The British firm filed for Chapter 7 bankruptcy protection late on Thursday.
It said in a New York court filing that its assets totalled 100,001 to 500,000 dollars (£75,000 to £370,000).
Its liabilities are between a million and 10 million dollars (£740,000 to £7.4 million), and it has between one and 49 creditors.
The filing was signed by Jennifer and Rebekah Mercer, sisters who are majority shareholders of Cambridge Analytica.
The Mercer family is led by billionaire Robert Mercer, a Republican mega-donor with close ties to Mr Trump. He sold his personal stake in the pro-Trump website Breitbart News to his daughters in late 2017.
Cambridge Analytica insisted that none of the Facebook data it acquired from an academic researcher was used in the Trump campaign.
Cambridge Analytica filed papers to begin insolvency proceedings in the UK earlier this month.
At the time, it blamed “unfairly negative media coverage” and said it had been “vilified” for actions it said were legal and widely accepted as part of online advertising.
The firm amassed the controversial database quickly with the help of an app that purported to be a personality test.
The app collected data on tens of millions of people and their Facebook friends, even those who did not download the app.
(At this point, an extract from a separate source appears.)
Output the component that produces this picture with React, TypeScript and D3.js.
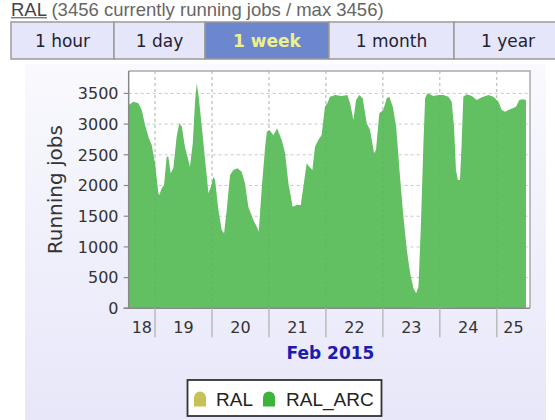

Facebook has since tightened its privacy restrictions, and chief executive Mark Zuckerberg gave evidence to Congress in two days of hearings.
Facebook has also suspended other companies for using similar tactics. One is Cubeyou, which makes personality quizzes. That company has said it did nothing wrong and is seeking reinstatement.
Cambridge Analytica suspended chief executive Alexander Nix in March pending an investigation after he boasted of various services to an undercover reporter for Britain’s Channel 4 News.
Channel 4 News broadcast clips that showed Mr Nix saying his data-mining firm played a major role in securing Mr Trump’s victory in the 2016 presidential elections.
Acting chief executive Alexander Tayler also stepped down in April and returned to his previous post as chief data officer.
On Thursday, British MPs investigating the use of Facebook users’ data in political campaigns said Mr Nix had accepted a summons to appear before the UK Parliament’s media committee on June 6.
Separately, it was announced that Mr Zuckerberg will meet leaders of the European Parliament in a closed-door meeting on Tuesday about the data protection scandal that has engulfed his company.